The Society of Plastics Engineers is one of the key organizations in UMass Lowell’s contribution to fight against plastic pollution.
Mosato said, “We’ve been part of the Society for a long time, contributing in different ways, but mainly educating students in the area of plastics engineers, and then sending those students out to work in the industry. [They will] have an impact on both the role of plastics in our society.”
Mosato said, “It’s a great opportunity for people, young professional[s], but even people that are in the industry, to learn more about plastics and keep getting training, keep getting new information, being educated and keep promoting the good aspects of plastics engineering.”
Ending the use of single-use plastics may seem like a simple task, but it is actually a rather complex task to remove them from our society due to their convenience and our dependence on them.
“Of course, plastics are everywhere,” said Mosato. “That’s because their properties are so flexible, you can really tailor the properties of your polymer to achieve amazing results and achieve very nice product.”

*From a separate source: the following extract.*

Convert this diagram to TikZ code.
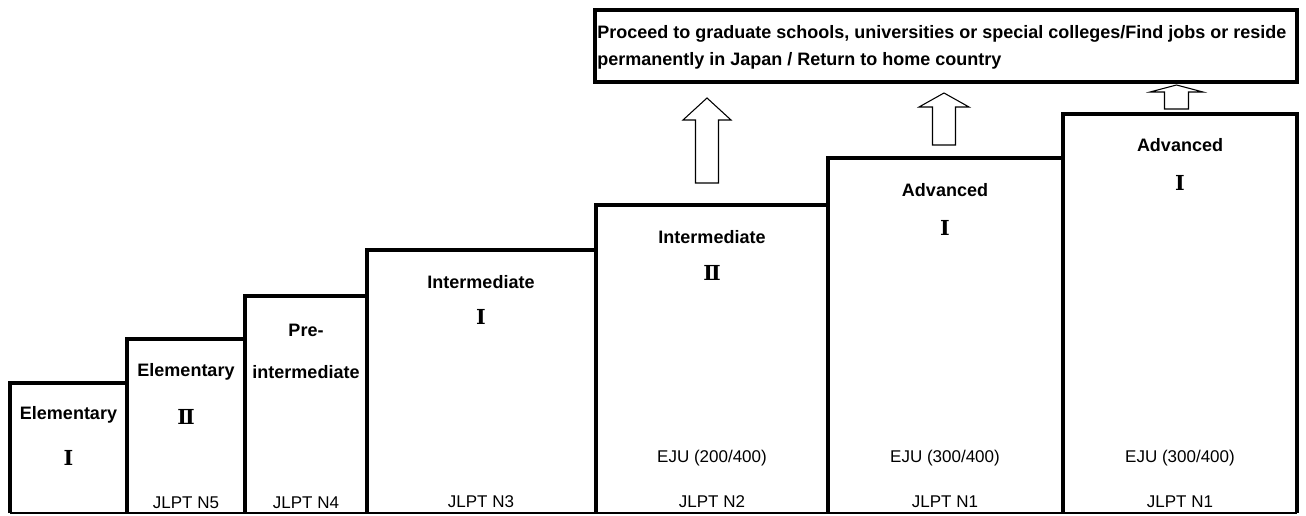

Plastics are especially relevant now when it comes to helping people affected by the COVID-19 pandemic, Mosato said on the roles plastic plays in the pandemic. While doing away with single-use plastics is necessary, it does not have a simplistic solution. Instead of doing away with plastics completely, our society has to make better choices when it comes to reusing and recycling plastics.
These efforts made by the UMass Lowell community to recycle not only benefits the local community, but it also holds the potential to have a great impact on the global scale.
Former campus resident Christian DiBari said he does not think litter and plastic bottles is a problem on the campus. “I think it’s pretty clean. I don’t think I ever see any litter,” DiBari said.